Secretary of Defense Orders 60-day Stand-Down to Confront Extremism in the Military
Defense Secretary Lloyd Austin has called on the services to conduct a 60-day stand-down on the issue of extremism in the military, prompted by the Jan. 6 attack on the the Capitol and subsequent reports of both active-duty and former service members attending a rally calling to overturn the 2020 election and the riot that ensued.
The Defense Department does not centrally track troops who have been investigated for domestic terrorism or extremist sentiment, and neither do the services, making it difficult to get a read on how prevalent the problem is. The FBI opened 143 investigations into troops and veterans in 2020, 68 of those for domestic extremism.
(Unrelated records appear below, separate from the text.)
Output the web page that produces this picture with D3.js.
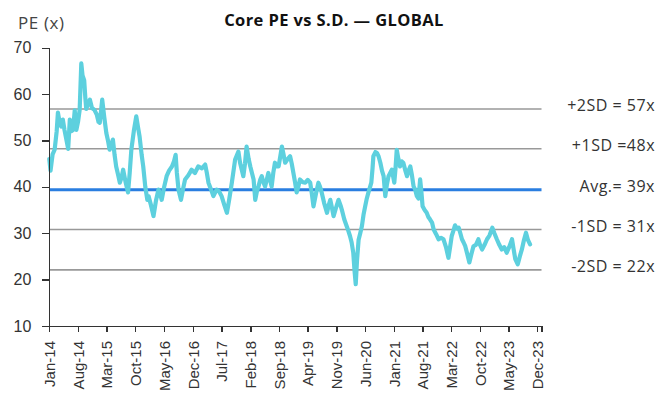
<!DOCTYPE html>
<html lang="en">
<head>
<meta charset="utf-8">
<title>Core PE vs S.D. - GLOBAL</title>
<script src="https://cdn.jsdelivr.net/npm/d3@7"></script>
<style>
  body { margin: 0; background: #fff; }
  svg { font-family: "Open Sans", Lato, sans-serif; }
  .axis path, .axis line { stroke: #333; stroke-width: 1.3; shape-rendering: crispEdges; }
  .axis text { fill: #333; }
</style>
</head>
<body>
<script>
// months since Jan-2014 for each reading, and the PE
var monthOffset = [
  0, 0.3, 0.8, 1.3, 1.8, 2.1, 2.5, 2.9, 3.3, 3.7, 4.2, 4.6, 5.0, 5.4, 5.8, 6.2, 6.6, 7.0, 7.4, 7.8,
  8.1, 8.5, 8.8, 9.0, 9.5, 9.9, 10.4, 11.0, 11.6, 12.0, 12.3, 12.9, 13.4, 13.9, 14.3, 14.7, 15.1, 15.5, 15.9, 16.3,
  16.8, 17.2, 17.6, 18.0, 18.6, 19.2, 19.6, 20.0, 20.6, 21.2, 21.6, 22.0, 22.5, 22.9, 23.4, 23.9, 24.2, 24.8, 25.4, 26.0,
  26.6, 27.0, 27.4, 28.0, 28.6, 29.2, 29.9, 30.4, 30.8, 31.1, 31.5, 32.1, 32.6, 33.1, 33.9, 34.7, 35.5, 36.3, 37.2, 38.0,
  38.4, 38.8, 39.4, 40.0, 40.8, 41.4, 42.0, 42.7, 43.3, 43.9, 44.5, 45.0, 45.3, 46.1, 46.5, 47.3, 47.7, 48.1, 48.6, 49.0,
  49.4, 49.8, 50.2, 50.6, 51.0, 51.4, 51.8, 52.2, 52.6, 53.0, 53.4, 53.8, 54.2, 54.6, 55.0, 55.5, 55.9, 56.3, 56.7, 57.1,
  57.5, 58.1, 58.7, 59.1, 59.5, 59.9, 60.3, 60.7, 61.1, 61.8, 62.4, 63.0, 63.6, 64.0, 64.4, 65.0, 65.6, 66.0, 66.4, 67.0,
  67.7, 68.1, 68.5, 68.9, 69.3, 69.9, 70.5, 71.0, 71.3, 71.9, 72.5, 72.9, 73.3, 73.7, 74.1, 74.4, 74.7, 75.0, 75.4, 75.8,
  76.2, 76.6, 77.0, 77.4, 77.8, 78.2, 78.5, 78.8, 79.0, 79.5, 79.9, 80.3, 80.7, 81.1, 81.5, 81.9, 82.3, 82.7, 83.1, 83.5,
  84.1, 84.4, 84.7, 85.1, 85.5, 85.9, 86.3, 86.8, 87.2, 87.6, 88.0, 88.4, 88.8, 89.2, 89.6, 90.0, 90.4, 90.7, 91.0, 91.5,
  92.0, 92.4, 92.8, 93.3, 93.7, 94.3, 94.9, 95.5, 96.1, 96.7, 97.3, 97.7, 98.1, 98.5, 98.9, 99.4, 99.8, 100.2, 100.6, 101.0,
  101.4, 101.9, 102.4, 102.9, 103.4, 104.0, 104.6, 105.0, 105.5, 106.1, 106.7, 107.3, 108.0, 108.5, 109.1, 109.7, 110.3, 110.9, 111.5, 112.1,
  112.8, 113.2, 113.6, 114.2, 114.7, 115.2, 115.7, 116.2, 116.7, 117.2
];
var peValues = [
  46, 43.5, 47, 48, 52, 56, 54, 53, 54.5, 52.3, 50, 48.2, 54.5, 52, 52.3, 56.5, 52.3, 54, 56.6, 66.6,
  64, 63, 59, 56.8, 58, 58.8, 57, 56.6, 55.5, 54, 53.8, 58.8, 55, 51.6, 50, 48, 49, 50.2, 47, 44.4,
  42.5, 40.9, 42, 43.7, 41, 38.8, 43, 48, 52, 55.2, 53, 50.9, 47, 44.4, 40, 37.2, 38, 36, 33.7, 37,
  39.4, 38.5, 37.2, 40, 42.3, 43.5, 44.4, 45.5, 46.9, 43, 39.4, 37.2, 39.5, 41.6, 42.5, 43.7, 43, 44.4, 44, 44.8,
  43, 40.9, 39.5, 38, 39.4, 39, 38, 36, 34.4, 37.5, 40.9, 44, 45.9, 47.6, 45.2, 42.3, 45, 48.7, 46, 44.4,
  43, 41.6, 37.2, 39, 40.1, 41.5, 42.3, 41, 40.1, 41.5, 43, 41.5, 40.1, 43, 45.2, 44.4, 44.4, 46.5, 48.7, 47,
  45.2, 46, 46.6, 45, 43, 41, 38.8, 40, 41.6, 41, 40.9, 41.5, 40.9, 38.5, 35.8, 38.5, 40.9, 40, 38.8, 36.5,
  34.4, 36, 37.2, 35.5, 33.7, 35.5, 37.2, 36, 35.1, 33, 31.5, 30.5, 29.4, 28, 25.8, 22, 19, 24, 28.6, 30,
  31.5, 34, 35.8, 37.5, 38.8, 40, 40.9, 44, 46.6, 47.5, 47.3, 46.5, 45.2, 43.5, 42.3, 38, 40.5, 42.3, 43, 43.7,
  40.9, 44, 48, 46, 44.4, 45.5, 45.2, 43.5, 42.3, 43.5, 44.4, 42.5, 40.1, 39.4, 38, 37.5, 41.6, 39, 35.8, 35,
  34.4, 33.5, 33, 32.3, 30.8, 29.8, 28.7, 29, 28.7, 27, 24.7, 27, 29.4, 30.5, 31.7, 31, 31.2, 30, 28.7, 28,
  27.2, 25.5, 23.7, 25.5, 27.2, 27.5, 28.7, 27.5, 26.5, 27.5, 28.7, 29.5, 31.2, 30, 28.7, 27.5, 26.5, 27, 25.8, 27,
  28.7, 26.5, 24.4, 23.3, 25, 26.5, 28.5, 30.1, 28.5, 27.6
];

var sdValues = [56.8, 48.2, 39.4, 30.8, 22.1];
var sdLabels = ["+2SD = 57x", "+1SD =48x", "Avg.= 39x", "-1SD = 31x", "-2SD = 22x"];
var yTicks = [10, 20, 30, 40, 50, 60, 70];

var width = 658, height = 414;
var plotLeft = 49.3, plotRight = 541.5, plotTop = 47.7, plotBottom = 326;

var start = new Date(2014, 0, 1);
function toDate(m) { return new Date(start.getTime() + m * 30.437 * 864e5); }

var data = monthOffset.map(function(m, i) { return { date: toDate(m), pe: peValues[i] }; });

var x = d3.scaleTime().domain([new Date(2014, 0, 1), new Date(2024, 0, 1)]).range([plotLeft, plotRight]);
var y = d3.scaleLinear().domain([10, 70]).range([plotBottom, plotTop]);

var svg = d3.select("body").append("svg")
    .attr("width", width)
    .attr("height", height);

// title + unit
svg.append("text")
    .attr("x", 334).attr("y", 26)
    .attr("text-anchor", "middle")
    .style("font-size", "16.5px").style("font-weight", "bold").style("fill", "#111")
    .style("letter-spacing", "0.4px")
    .text("Core PE vs S.D. \u2014 GLOBAL");

svg.append("text")
    .attr("x", 18).attr("y", 29)
    .style("font-size", "17px").style("fill", "#444")
    .style("letter-spacing", "0.6px")
    .text("PE (x)");

// SD reference lines
svg.selectAll(".sd")
    .data(sdValues)
  .enter().append("line")
    .attr("class", "sd")
    .attr("x1", plotLeft).attr("x2", plotRight)
    .attr("y1", function(d) { return y(d); })
    .attr("y2", function(d) { return y(d); })
    .style("stroke", function(d, i) { return i == 2 ? "#2a7ee0" : "#999"; })
    .style("stroke-width", function(d, i) { return i == 2 ? 3 : 1.6; });

svg.selectAll(".sdlabel")
    .data(sdValues)
  .enter().append("text")
    .attr("class", "sdlabel")
    .attr("x", 655)
    .attr("y", function(d) { return y(d) + 2; })
    .attr("text-anchor", "end")
    .style("font-size", "16px").style("fill", "#333")
    .style("letter-spacing", "0.5px")
    .text(function(d, i) { return sdLabels[i]; });

// PE line
var line = d3.line()
    .x(function(d) { return x(d.date); })
    .y(function(d) { return y(d.pe); });

svg.append("path")
    .datum(data)
    .attr("d", line)
    .style("fill", "none")
    .style("stroke", "#5dd0de")
    .style("stroke-width", 4.2)
    .style("stroke-linejoin", "round")
    .style("stroke-linecap", "round");

// axes
var xTicks = d3.range(18).map(function(i) { return new Date(2014, 7 * i, 1); });

var gx = svg.append("g")
    .attr("class", "axis")
    .attr("transform", "translate(0," + plotBottom + ")")
    .call(d3.axisBottom(x).tickValues(xTicks).tickSizeOuter(0).tickSize(6).tickFormat(d3.timeFormat("%b-%y")));
gx.selectAll("text")
    .attr("transform", "rotate(-90)")
    .attr("x", -15).attr("y", 0).attr("dy", "0.35em")
    .style("text-anchor", "end")
    .style("font-size", "15px");

svg.append("g")
    .attr("class", "axis")
    .attr("transform", "translate(" + plotLeft + ",0)")
    .call(d3.axisLeft(y).tickValues(yTicks).tickSizeOuter(0).tickSize(7).tickPadding(11))
  .selectAll("text")
    .style("font-size", "16px");
</script>
</body>
</html>
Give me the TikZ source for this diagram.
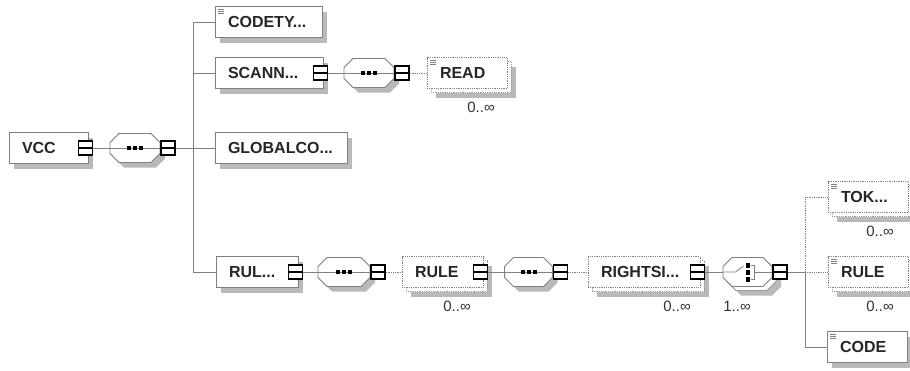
\documentclass[tikz,border=0pt]{standalone}
\usepackage{fontspec}
\setmainfont{Liberation Sans}
\usetikzlibrary{shadows}

% octagon round a compositor node
\newcommand\octagon[2]{%
  \path[#1] ([xshift=9pt]#2.north west) -- ([xshift=-9pt]#2.north east)
    -- ([yshift=-9pt]#2.north east) -- ([yshift=9pt]#2.south east)
    -- ([xshift=-9pt]#2.south east) -- ([xshift=9pt]#2.south west)
    -- ([yshift=9pt]#2.south west) -- ([yshift=-9pt]#2.north west) -- cycle;}
\newcommand\seqbox[1]{%
  \octagon{fill=gray!55, transform canvas={shift={(5pt,-5pt)}}}{#1}
  \octagon{fill=white, draw=gray, line width=0.8pt}{#1}
  \draw[gray, line width=0.8pt] (#1.west) -- (#1.east);
  \foreach \dx in {-6,0,6}
    \fill[black] ([xshift=\dx pt]#1.center) +(-2pt,-2pt) rectangle +(2pt,2pt);}
\newcommand\choicebox[1]{%
  \octagon{fill=gray!55, transform canvas={shift={(9pt,-9pt)}}}{#1}
  \octagon{fill=white, draw=gray!80, line width=0.8pt, transform canvas={shift={(4pt,-4pt)}}}{#1}
  \octagon{fill=white, draw=gray, line width=0.8pt}{#1}
  \draw[gray, line width=0.8pt] (#1.west) -- ([xshift=-12pt]#1.center)
    -- ([xshift=-4pt, yshift=6pt]#1.center);
  \foreach \dy in {-7,0,7}
    \fill[black] ([yshift=\dy pt]#1.center) +(-2pt,-2.5pt) rectangle +(2pt,2.5pt);
  \draw[gray, line width=0.8pt] ([xshift=3pt, yshift=7pt]#1.center) -| ([xshift=7pt]#1.center)
    |- ([xshift=3pt, yshift=-7pt]#1.center);
  \draw[gray, line width=0.8pt] ([xshift=7pt]#1.center) -- (#1.east);}

\begin{document}
\begin{tikzpicture}[x=1pt, y=-1pt,
					box base/.style={rectangle, draw=gray, fill=white, line width=0.8pt,
						minimum height=31pt, inner xsep=13pt, inner ysep=0pt,
						align=left, text width=#1, text=black!85,
						font=\fontsize{16}{18}\selectfont\bfseries},
					elem/.style={box base=#1,
						general shadow={shadow xshift=5pt, shadow yshift=-5pt, fill=gray!55}},
					many/.style={box base=#1, densely dotted,
						general shadow={shadow xshift=9pt, shadow yshift=-9pt, fill=gray!55},
						general shadow={shadow xshift=4pt, shadow yshift=-4pt, fill=white,
							draw=gray!80, line width=0.8pt, densely dotted}},
					simple/.style={path picture={
						\foreach \dy in {3,5,7}
							\draw[gray, line width=0.4pt, solid]
								([xshift=3pt, yshift=-\dy pt]path picture bounding box.north west) -- +(6pt,0pt);}},
					comp/.style={rectangle, minimum width=#1, minimum height=29pt,
						inner sep=0pt, outer sep=0pt},
					btn/.style={rectangle, draw=black, line width=1.4pt, fill=white,
						minimum size=14pt, inner sep=0pt,
						path picture={\draw[black, line width=1.2pt]
							(path picture bounding box.west) -- (path picture bounding box.east);}},
					occ/.style={font=\fontsize{15}{17}\selectfont, text=black!80, inner sep=0pt},
					link/.style={draw=gray, line width=0.8pt},
					optlink/.style={link, densely dotted}]

  \useasboundingbox (0,0) rectangle (910,370);

  % root and its sequence
  \node[elem=53pt] (vcc) at (48.5,148) {VCC};
  \node[btn] (vccbtn) at ([xshift=-3pt]vcc.east) {};
  \node[comp=50pt] (vccseq) at (135,148) {};
  \seqbox{vccseq}
  \node[btn] (vccseqbtn) at ([xshift=8pt]vccseq.east) {};

  \coordinate (tcode) at (193,22);
  \coordinate (tscan) at (193,73);
  \coordinate (tglob) at (193,148);
  \coordinate (trul) at (193,272);

  % children of VCC
  \node[elem=81pt, simple] (codety) at (268.5,22) {CODETY...};
  \node[elem=82pt] (scann) at (269,73) {SCANN...};
  \node[btn] (scannbtn) at ([xshift=-3pt]scann.east) {};
  \node[comp=50pt] (scannseq) at (369,73) {};
  \seqbox{scannseq}
  \node[btn] (scannseqbtn) at ([xshift=8pt]scannseq.east) {};
  \node[many=54pt, simple] (read) at (467,73) {READ};
  \node[occ] (readocc) at (481,107) {0..∞};

  \node[elem=106pt] (globalco) at (281,148) {GLOBALCO...};

  \node[elem=56pt] (rul) at (257,272) {RUL...};
  \node[btn] (rulbtn) at ([xshift=-3pt]rul.east) {};
  \node[comp=52pt] (rulseq) at (344,272) {};
  \seqbox{rulseq}
  \node[btn] (rulseqbtn) at ([xshift=8pt]rulseq.east) {};
  \node[many=55pt] (rule) at (442.5,272) {RULE};
  \node[btn] (rulebtn) at ([xshift=-3pt]rule.east) {};
  \node[occ] (ruleocc) at (457,306) {0..∞};
  \node[comp=48pt] (ruleseq) at (528.5,272) {};
  \seqbox{ruleseq}
  \node[btn] (ruleseqbtn) at ([xshift=8pt]ruleseq.east) {};
  \node[many=86pt] (rightsi) at (644,272) {RIGHTSI...};
  \node[btn] (rightsibtn) at ([xshift=-3pt]rightsi.east) {};
  \node[occ] (rightsiocc) at (677,306) {0..∞};
  \node[comp=49pt] (sel) at (747.5,272) {};
  \choicebox{sel}
  \node[btn] (selbtn) at ([xshift=8pt]sel.east) {};
  \node[occ] (selocc) at (737,306) {1..∞};

  \coordinate (jtok) at (805,197);
  \coordinate (jrule) at (805,272);
  \coordinate (jcode) at (805,347);

  % choice branches
  \node[many=54pt, simple] (tok) at (868,197) {TOK...};
  \node[occ] (tokocc) at (880,231) {0..∞};
  \node[many=54pt, simple] (ruler) at (868,272) {RULE};
  \node[occ] (ruleroc) at (880,306) {0..∞};
  \node[elem=54pt, simple] (code) at (867,347) {CODE};

  \draw[link] (vccbtn) -- (vccseq);
  \draw[link] (vccseqbtn) -- (tglob);
  \draw[link] (tcode) -- (trul);
  \draw[link] (tcode) -- (codety);
  \draw[link] (tscan) -- (scann);
  \draw[link] (tglob) -- (globalco);
  \draw[link] (trul) -- (rul);

  \draw[link] (scannbtn) -- (scannseq);
  \draw[optlink] (scannseqbtn) -- (read);

  \draw[link] (rulbtn) -- (rulseq);
  \draw[optlink] (rulseqbtn) -- (rule);
  \draw[link] (rulebtn) -- (ruleseq);
  \draw[optlink] (ruleseqbtn) -- (rightsi);
  \draw[link] (rightsibtn) -- (sel);
  \draw[link] (selbtn) -- (jrule);
  \draw[optlink] (jtok) -- (jrule);
  \draw[link] (jrule) -- (jcode);
  \draw[optlink] (jtok) -- (tok);
  \draw[optlink] (jrule) -- (ruler);
  \draw[link] (jcode) -- (code);
\end{tikzpicture}
\end{document}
DoD does have a 2012 instruction that prohibits extremist activities, though it doesn’t clearly define extremism itself. Generally, the services handle these investigations at the unit level ― or with the FBI, if it comes to plans for attacks, for instance ― and there is no requirement to report those up to service headquarters.
Military Times’ own polling has shown that, anecdotally, more than one-third of active-duty troops, and more than half of minority service members, have witnessed signs of white supremacy in their colleagues. Further, survey respondents ranked white nationalism as a bigger national security threat domestic terror groups affiliated with Islam, for instance.